As in 2006, activity by public REITS was down in 2007–a 30% decline to $4.9 billion, the lowest level since 2003. Since 2002, REITs’ share of the sales market has dropped from 15% to just 5%. Their average properties picked up tend to be larger and higher quality than most others that trade, while the average price they paid was the highest of all capital groups and 40% above the market average. Though they haven’t been buying too many apartments, they’re selective with their plays. Fewer than 25% of their purchases were done in portfolios and very few involved JV partners.

Meanwhile, private equity funds have steadily increased their exposure to the sector, taking the number-three spot for the most active capital sources. Some 60% of private equity funds were active buyers of apartments last year, but funds still account for only 6% of the national multifamily market, based on the number of assets changing hands. More than 80% of funds’ activity was done through portfolios and with JV partners, and a good majority of it was due to Tishman Speyer’s buy of Archstone Smith. Their average deal size was $37 million, while their average cap rate of 5.9% % was much higher than that of institutional buyers.
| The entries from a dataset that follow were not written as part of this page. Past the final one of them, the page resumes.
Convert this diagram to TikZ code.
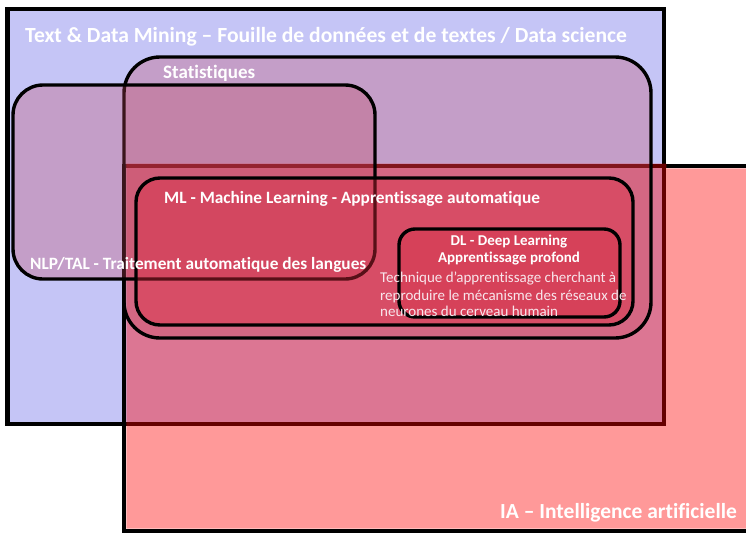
\documentclass[tikz,border=0pt]{standalone}
\usepackage{fontspec}
\setmainfont{Carlito}[Ligatures=NoCommon]
\definecolor{tdmblue}{RGB}{197,197,246}
\definecolor{statc}{RGB}{194,70,95}
\definecolor{mlc}{RGB}{220,40,60}
\definecolor{dlc}{RGB}{212,40,60}
\definecolor{techc}{RGB}{248,230,236}
\begin{document}
\begin{tikzpicture}[x=1pt,y=-1pt,
  lbl/.style={text=white,inner sep=0pt,anchor=base west,font=\bfseries\fontsize{17.3}{20}\selectfont},
  bigl/.style={lbl,font=\bfseries\fontsize{21.6}{24}\selectfont},
  dll/.style={text=white,inner sep=0pt,anchor=base,font=\bfseries\fontsize{15}{18}\selectfont},
  techl/.style={text=techc,inner sep=0pt,anchor=base west,font=\fontsize{15}{18}\selectfont},
  setbox/.style={draw=black,line width=3.4pt}]
\useasboundingbox (0,0) rectangle (746,533);
\fill[white] (0,0) rectangle (746,533);
% Text & Data Mining
\draw[fill=tdmblue,line width=4.5pt] (7.5,9) rectangle (664,424);
% IA border
\draw[line width=4.5pt] (124,166) rectangle (760,531);
% IA translucent red fill
\fill[red,fill opacity=0.4] (126.3,163.5) -- (666.3,163.5) -- (666.3,168.3) -- (760,168.3) -- (760,528.7) -- (126.3,528.7) -- cycle;
% Statistiques
\draw[setbox,fill=statc,fill opacity=0.3,rounded corners=36pt] (124,57) rectangle (651,338);
% NLP
\draw[setbox,fill=statc,fill opacity=0.3,rounded corners=30pt] (13,85) rectangle (375,279);
% ML
\draw[setbox,fill=mlc,fill opacity=0.4,rounded corners=24pt] (136,178) rectangle (633,325);
% DL
\draw[setbox,fill=dlc,fill opacity=0.3,rounded corners=16pt] (399,229) rectangle (620,317);
% labels
\node[bigl] (tdm) at (25,42) {Text \& Data Mining – Fouille de données et de textes / Data science};
\node[lbl,font=\bfseries\fontsize{19}{22}\selectfont] (stat) at (163,78.5) {Statistiques};
\node[lbl] (nlp) at (30,269.5) {NLP/TAL - Traitement automatique des langues};
\node[lbl] (ml) at (164,203.5) {ML - Machine Learning - Apprentissage automatique};
\node[dll] (dl1) at (509,245.7) {DL - Deep Learning};
\node[dll] (dl2) at (509,262.3) {Apprentissage profond};
\node[techl] (t1) at (380,282.3) {Technique d’apprentissage cherchant à};
\node[techl] (t2) at (380,300) {reproduire le mécanisme des réseaux de};
\node[techl] (t3) at (380,316.8) {neurones du cerveau humain};
\node[bigl,font=\bfseries\fontsize{21.5}{24}\selectfont] (ia) at (500,518.5) {IA – Intelligence artificielle};
\end{tikzpicture}
\end{document}
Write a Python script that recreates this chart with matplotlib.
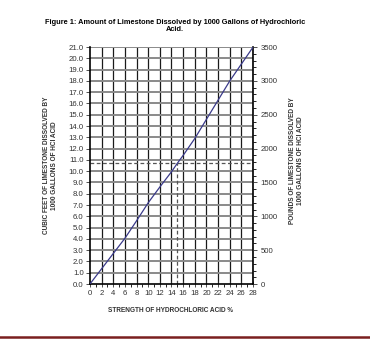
import matplotlib
matplotlib.use('Agg')
import matplotlib.pyplot as plt
import numpy as np
from matplotlib.ticker import MultipleLocator
from matplotlib.lines import Line2D

plt.rcParams['font.family'] = ['Liberation Sans', 'DejaVu Sans']

# acid strength (%) vs cubic feet of limestone dissolved
strength = [0, 2, 4, 6, 8, 10, 12, 14, 15, 16, 18, 20, 22, 24, 26, 28]
cubic_feet = [0, 1.35, 2.7, 4.05, 5.6, 7.2, 8.6, 9.95, 10.7, 11.4, 12.9,
              14.6, 16.3, 18.0, 19.5, 21.0]
ref_strength = 15
ref_cubic_feet = 10.7
pounds_per_cuft = 3500 / 21.0

fig = plt.figure(figsize=(3.7, 3.41), dpi=100)
ax = fig.add_axes([0.243, 0.167, 0.441, 0.695])

ax.set_xlim(0, 28)
ax.set_ylim(0, 21)

# grid
for x in range(2, 29, 2):
    ax.axvline(x, color='#1a1a1a', lw=0.9, zorder=1)
for y in range(1, 22):
    ax.axhline(y, color='#8a8a8a', lw=1.4, zorder=1)

ax.plot(strength, cubic_feet, color='#3a3a8a', lw=0.9, zorder=3)
ax.plot([0, 28], [ref_cubic_feet, ref_cubic_feet], color='#555555',
        lw=0.9, ls=(0, (3, 2)), zorder=2)
ax.plot([ref_strength, ref_strength], [0, ref_cubic_feet], color='#555555',
        lw=0.9, ls=(0, (3, 2)), zorder=2)

ax.spines['top'].set_visible(False)
for s in ['left', 'right', 'bottom']:
    ax.spines[s].set_linewidth(1.2)

ax.xaxis.set_major_locator(MultipleLocator(2))
ax.xaxis.set_minor_locator(MultipleLocator(1))
ax.set_yticks(np.arange(0, 22, 1))
ax.set_yticklabels(['{:.1f}'.format(v) for v in np.arange(0, 22, 1)])
ax.tick_params(axis='both', labelsize=5.6, colors='#333333', length=3, width=0.6, pad=1.5)
ax.tick_params(axis='x', which='minor', length=2, width=0.6)
ax.tick_params(axis='x', direction='inout', length=4, pad=2.5)

ax2 = ax.twinx()
ax2.set_ylim(0, 21 * pounds_per_cuft)
ax2.yaxis.set_major_locator(MultipleLocator(500))
ax2.yaxis.set_minor_locator(MultipleLocator(100))
ax2.tick_params(axis='y', labelsize=5.6, colors='#333333', length=3, width=0.6, pad=2.5)
ax2.tick_params(axis='y', which='minor', length=2, width=0.6)
for s in ax2.spines.values():
    s.set_visible(False)

fig.text(0.473, 0.925, 'Figure 1: Amount of Limestone Dissolved by 1000 Gallons of Hydrochloric\nAcid.',
         ha='center', va='center', fontsize=5.3, fontweight='bold', linespacing=1.0)
fig.text(0.137, 0.515, 'CUBIC FEET OF LIMESTONE DISSOLVED BY\n1000 GALLONS OF HCl ACID',
         ha='center', va='center', rotation=90, fontsize=4.7, fontweight='bold', color='#333333')
fig.text(0.80, 0.53, 'POUNDS OF LIMESTONE DISSOLVED BY\n1000 GALLONS OF HCl ACID',
         ha='center', va='center', rotation=90, fontsize=4.7, fontweight='bold', color='#333333')
fig.text(0.46, 0.088, 'STRENGTH OF HYDROCHLORIC ACID %', ha='center', va='center',
         fontsize=4.7, fontweight='bold', color='#333333')

fig.add_artist(Line2D([0, 1], [0.013, 0.013], color='#7a1f1f', lw=1.8))

fig.savefig('out.png', dpi=100)
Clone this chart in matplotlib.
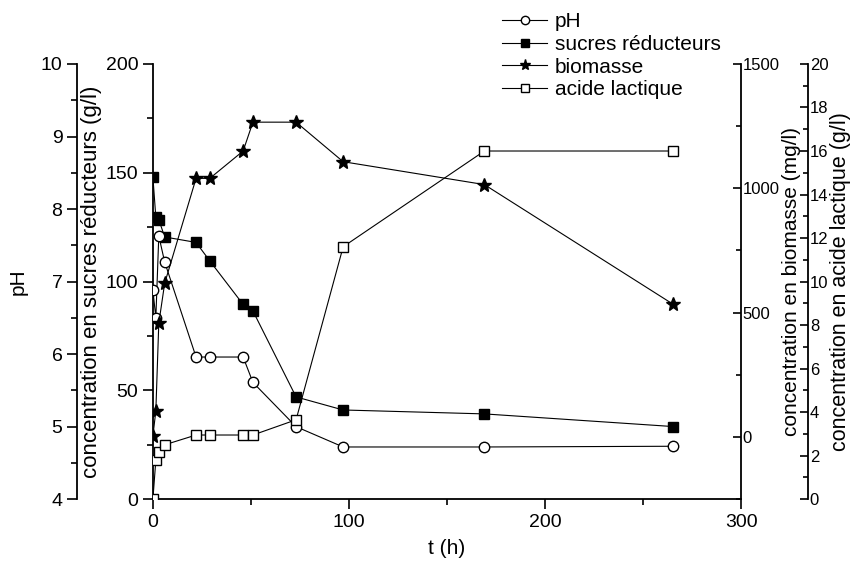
import matplotlib
matplotlib.use("Agg")
import matplotlib.pyplot as plt
from matplotlib.ticker import MultipleLocator

plt.rcParams['font.family'] = ['Liberation Sans', 'DejaVu Sans']

# temps de prélèvement (h)
t = [0, 1.5, 3, 6, 22, 29, 46, 51, 73, 97, 169, 265]
ph = [6.88, 6.5, 7.63, 7.27, 5.96, 5.96, 5.96, 5.61, 5.0, 4.72, 4.72, 4.73]
sucres = [148, 129.5, 128.5, 120.5, 118, 109.5, 89.5, 86.5, 47, 41, 39.2, 33.4]
biomasse = [5, 105, 457, 618, 1040, 1040, 1150, 1266, 1266, 1107, 1015, 535]
lactique = [0, 1.8, 2.15, 2.5, 2.95, 2.95, 2.95, 2.95, 3.65, 11.6, 16.0, 16.0]

fs = 15      # titres des axes
fs_l = 14    # graduations gauche / bas
fs_r = 12    # graduations droite
lw = 0.8

fig = plt.figure(figsize=(8.59, 5.66), dpi=100)
ax = fig.add_axes([0.178, 0.118, 0.685, 0.769])

# axe des sucres (gauche, intérieur)
l2, = ax.plot(t, sucres, '-s', color='black', lw=lw, ms=6.5, mfc='black', label='sucres réducteurs')
ax.set_xlim(0, 300)
ax.set_ylim(0, 200)
ax.xaxis.set_major_locator(MultipleLocator(100))
ax.xaxis.set_minor_locator(MultipleLocator(50))
ax.yaxis.set_major_locator(MultipleLocator(50))
ax.yaxis.set_minor_locator(MultipleLocator(25))
ax.set_xlabel('t (h)', fontsize=fs, labelpad=6)
ax.set_ylabel('concentration en sucres réducteurs (g/l)', fontsize=16, labelpad=3)
ax.spines['top'].set_visible(False)
ax.spines['right'].set_visible(False)

# axe du pH (gauche, décalé)
ax_ph = ax.twinx()
l1, = ax_ph.plot(t, ph, '-o', color='black', lw=lw, ms=7.5, mfc='white', label='pH')
ax_ph.set_ylim(4, 10)
ax_ph.yaxis.set_ticks_position('left')
ax_ph.yaxis.set_label_position('left')
ax_ph.spines['left'].set_position(('axes', -0.129))
for s in ['top', 'right', 'bottom']:
    ax_ph.spines[s].set_visible(False)
ax_ph.yaxis.set_major_locator(MultipleLocator(1))
ax_ph.yaxis.set_minor_locator(MultipleLocator(0.5))
ax_ph.set_ylabel('pH', fontsize=fs, labelpad=9)

# axe de la biomasse (droite)
ax_bio = ax.twinx()
l3, = ax_bio.plot(t, biomasse, '-*', color='black', lw=lw, ms=10, label='biomasse')
ax_bio.set_ylim(-250, 1500)
ax_bio.yaxis.set_major_locator(MultipleLocator(500))
ax_bio.yaxis.set_minor_locator(MultipleLocator(250))
for s in ['top', 'left', 'bottom']:
    ax_bio.spines[s].set_visible(False)
ax_bio.set_ylabel('concentration en biomasse (mg/l)', fontsize=fs, labelpad=2)

# axe de l'acide lactique (droite, décalé)
ax_la = ax.twinx()
l4, = ax_la.plot(t, lactique, '-s', color='black', lw=lw, ms=6.5, mfc='white', label='acide lactique')
ax_la.set_ylim(0, 20)
ax_la.spines['right'].set_position(('axes', 1.114))
for s in ['top', 'left', 'bottom']:
    ax_la.spines[s].set_visible(False)
ax_la.yaxis.set_major_locator(MultipleLocator(2))
ax_la.yaxis.set_minor_locator(MultipleLocator(1))
ax_la.set_ylabel('concentration en acide lactique (g/l)', fontsize=15.5, labelpad=1)

for a in [ax, ax_ph]:
    for sp in a.spines.values():
        sp.set_linewidth(1.3)
    a.tick_params(which='major', length=7, width=1.2, labelsize=fs_l, direction='out')
    a.tick_params(which='minor', length=4, width=1.2, direction='out')
for a in [ax_bio, ax_la]:
    for sp in a.spines.values():
        sp.set_linewidth(1.3)
    a.tick_params(which='major', length=6, width=1.2, labelsize=fs_r, direction='in', pad=1)
    a.tick_params(which='minor', length=3.5, width=1.2, direction='in')

fig.legend([l1, l2, l3, l4], ['pH', 'sucres réducteurs', 'biomasse', 'acide lactique'],
           loc='upper left', bbox_to_anchor=(0.584, 0.978), frameon=False,
           fontsize=fs, handlelength=2.2, handletextpad=0.35, labelspacing=0.17,
           borderpad=0, borderaxespad=0, markerscale=0.8)

fig.savefig('out.png', dpi=100)
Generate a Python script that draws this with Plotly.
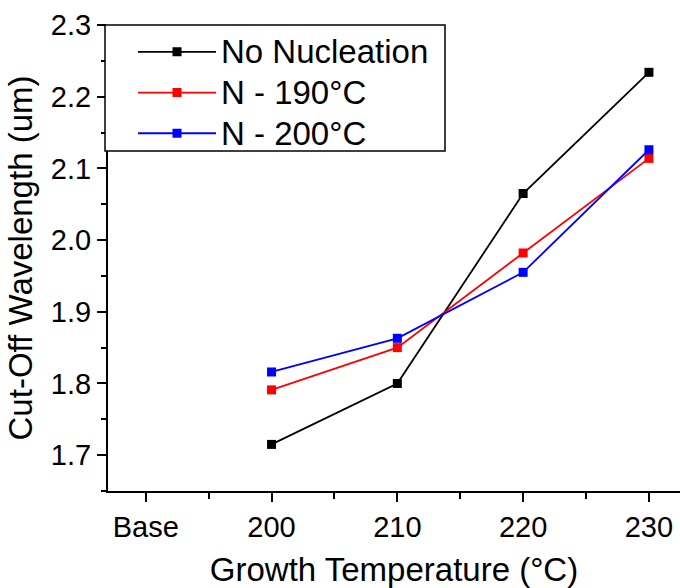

Three-quarters of all apartment deals done in the country last year involved national investors, while local buyers have reduced their market share in the past five years. Many of the institutions and funds buying multifamily assets are based in New York City. In fact, players based there took part in $57 billion of apartment deals outside of the city last year. Charlotte, NC–due to Bank of America’s participation in the Archstone deal–and Chicago, Los Angeles and Boston were the next largest centers of capital. Interestingly, $1 billion of capital into the apartment sector came from 17 US markets and one foreign city, Sydney.

“The increasing geographic scope of buyers,” say RCA researchers, “means that capital now easily moves across markets looking for opportunities with the best risk-adjusted return and keeps prices for comparable markets in check.”